Most everyone on the trip was part of a couple, so when the guides advised us that the first sign of dehydration was grumpiness, it became our excuse to absolve all manner of mood swings. It rained the entire first day, and we had to carry our bikes because the red clay locked our wheels.
The next day we were pedaling through deep sand, making imperceptible forward progress under the hot sun. Dehydration was epidemic, but no bikes were thrown and we were all able to laugh at the end of the day.
Weeks later, the torture queen herself got engaged and married her boyfriend of that trip. Unwittingly, he had passed her test. The Divorce Ride doesn’t have to take place on a bike, as I was reminded last fall while hiking in New England.
The object of my desire had not yet seen my over-the-threshold side-but it was only a matter of time, and he’d been well-warned (mostly by the aforementioned brother). We were on a “short” hike in his old college stomping grounds, a trek he assured me would be no more than 45 minutes, getting us back in time to attend an afternoon wedding.
At the hour mark, as we were scrambling up slimy rocks, the summit nowhere in sight, he admitted that 45 minutes was the record time for the top Nordic athlete in his college prime. I was not amused. So he sped up, assuring me every 10 minutes that the summit was “just around the corner.” Lies, even well-intentioned, don’t go over big when you’re over the AT.
It never actually came to tears or blows, but the lessons were learned. On the next hike, when it got longer than anticipated, and we rounded a corner to see the summit looming far above, he had a system in place.

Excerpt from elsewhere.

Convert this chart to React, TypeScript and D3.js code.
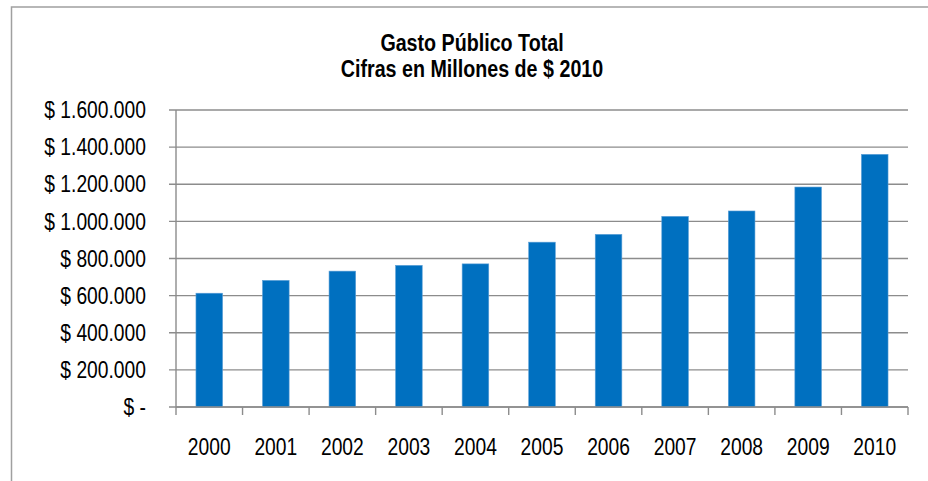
import React, { FC } from 'react';
import * as d3 from 'd3';

/* Data */
const years: string[] = ['2000', '2001', '2002', '2003', '2004', '2005', '2006', '2007', '2008', '2009', '2010'];
const gasto: number[] = [613000, 682000, 732000, 763000, 771000, 888000, 930000, 1027000, 1056000, 1185000, 1361000];
const yTicks: number[] = [0, 200000, 400000, 600000, 800000, 1000000, 1200000, 1400000, 1600000];
const yTickLabels: string[] = ['$ -', '$ 200.000', '$ 400.000', '$ 600.000', '$ 800.000', '$ 1.000.000', '$ 1.200.000', '$ 1.400.000', '$ 1.600.000'];
const titleLines: string[] = ['Gasto Público Total', 'Cifras en Millones de $ 2010'];

type Margin = {
  left: number;
  top: number;
  right: number;
  bottom: number;
};

const width: number = 928;
const height: number = 481;
const margin: Margin = { left: 176, top: 110, right: 20, bottom: 74 };

const FONT = '"Liberation Sans", Arial, sans-serif';
const GRID = '#8c8c8c';
const SQUEEZE = 0.82; // the original uses a narrow face

interface NarrowProps {
  x: number;
  y: number;
  anchor: 'start' | 'middle' | 'end';
  size: number;
  bold?: boolean;
  dy?: string;
  children: React.ReactNode;
}

/* text squeezed horizontally to look like Arial Narrow */
const Narrow: FC<NarrowProps> = ({ x, y, anchor, size, bold, dy, children }: NarrowProps) => (
  <g transform={`translate(${x},${y}) scale(${SQUEEZE},1)`}>
    <text textAnchor={anchor} dy={dy} fontSize={size} fontWeight={bold ? 'bold' : 'normal'} fill="#000">
      {children}
    </text>
  </g>
);

const App: FC = () => {
  const x = d3
    .scaleBand<string>()
    .domain(years)
    .range([margin.left, width - margin.right])
    .padding(0);
  const y = d3
    .scaleLinear()
    .domain([0, 1600000])
    .range([height - margin.bottom, margin.top]);

  const barW = x.bandwidth() * 0.4;
  const y0 = y(0);

  return (
    <svg
      width={width}
      height={height}
      style={{ position: 'absolute', left: 0, top: 0, background: '#fff' }}
      fontFamily={FONT}
    >
      {/* chart area border */}
      <rect x={11.5} y={7} width={width} height={height} fill="#fff" stroke="#a0a0a0" strokeWidth={1.5} />

      {/* title */}
      {titleLines.map((t, i) => (
        <Narrow key={t} x={472} y={51 + i * 26} anchor="middle" size={24} bold>
          {t}
        </Narrow>
      ))}

      {/* gridlines and y ticks */}
      <g id="y-axis">
        {yTicks.map((v, i) => (
          <g key={v}>
            <line x1={margin.left - 7} x2={width - margin.right} y1={y(v)} y2={y(v)} stroke={GRID} strokeWidth={1.4} />
            <Narrow x={146} y={y(v)} dy="0.35em" anchor="end" size={23.5}>
              {yTickLabels[i]}
            </Narrow>
          </g>
        ))}
        <line x1={margin.left} x2={margin.left} y1={y(1600000)} y2={y0} stroke={GRID} strokeWidth={1.4} />
      </g>

      {/* bars */}
      <g id="bars">
        {years.map((yr, i) => (
          <rect
            key={yr}
            x={(x(yr) as number) + (x.bandwidth() - barW) / 2}
            y={y(gasto[i])}
            width={barW}
            height={y0 - y(gasto[i])}
            fill="#0070c0"
            stroke="#5c9fd6"
            strokeWidth={0.6}
          />
        ))}
      </g>

      {/* x axis */}
      <g id="x-axis">
        <line x1={margin.left} x2={width - margin.right} y1={y0} y2={y0} stroke={GRID} strokeWidth={1.4} />
        {years.map((yr) => (
          <line key={'t' + yr} x1={x(yr) as number} x2={x(yr) as number} y1={y0} y2={y0 + 8} stroke={GRID} strokeWidth={1.4} />
        ))}
        <line x1={width - margin.right} x2={width - margin.right} y1={y0} y2={y0 + 8} stroke={GRID} strokeWidth={1.4} />
        {years.map((yr) => (
          <Narrow key={'l' + yr} x={(x(yr) as number) + x.bandwidth() / 2} y={455} anchor="middle" size={23.5}>
            {yr}
          </Narrow>
        ))}
      </g>
    </svg>
  );
};

export default App;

He kept quiet but walked faster to maintain a safe range-close enough to hear my panting to know I was alive, but far enough to be out of earshot of my disparaging mutterings. Even though my competition days are over, and I can safely say I’ll never again be scientifically tested for my AT, I can’t get myself off the ski racer clock.
Fall still triggers some anxiety-the way every “Back to School” sign chills the soul of a school kid. There is sure to be plenty of suffering “just around the corner,” but thanks to the insight it provides, none of it is wasted. Whether it’s the Max VO2 test, a vacation from hell or the Divorce Ride, people who suffer together survive together.